The risk here is that a Location that looks the same in both cases today will only be similar in the future. If that happens, many people just start making Location more complex rather than pushing it back into Thing1 and Thing2. So the risk is that if you draw these lines wrong, you end up with a bunch of optional fields that are actually not optional. They are contextual! People think “oh, I’ll just make a little edit. This type surely exists for a good reason.” And when folks realize that they have all these optional fields that are actually contextual, they may try to get to Location a b c or { a | location : Location } to “fix” things. Now someone spent a lot of time getting that to work, but no one else on the team can understand or modify it easily anymore and you are gonna have all the problems discussed in the sections above.

So I give this a :white_check_mark: because it seems to work out the most often of any technique I know of. It has risks when it comes to misidentifying the same and similar where you just have to know how to back out of the situation without leaving messy debris. This is why I try to emphasize the same/similar distinction a lot!

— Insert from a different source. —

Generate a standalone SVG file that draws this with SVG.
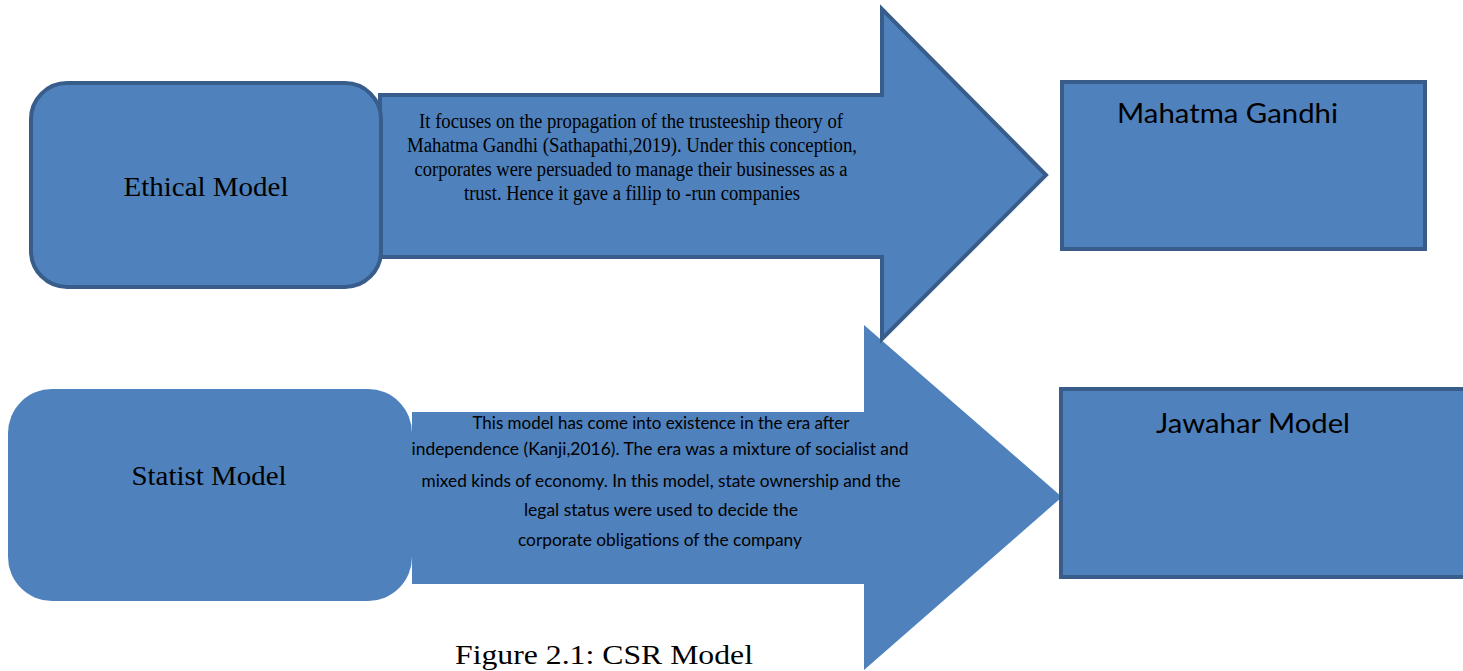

In the end, these are just my opinions based on the kinds of code I have written. I prioritize “easy to understand and modify” in my code, and I have found that sometimes that means having code that is similar :man_shrugging:


#8

Thank you for a considered and insightful reply! I have definitely gone down the Types with (too many) Holes path before, and regretted it :slight_smile:.


#9

I just realized that the only way to be sure you’re not confusing the same with similar, is to wait until something needs to change. Then you should know, whether the change affects only one instance (similar) or both have to change (the same).

So even if it might not be desirable to actually wait until a change, this thought experiment might be useful. What sorts of things do I expect to change? Will those changes affect all instances or just one?


#10

This topic was automatically closed 10 days after the last reply. New replies are no longer allowed.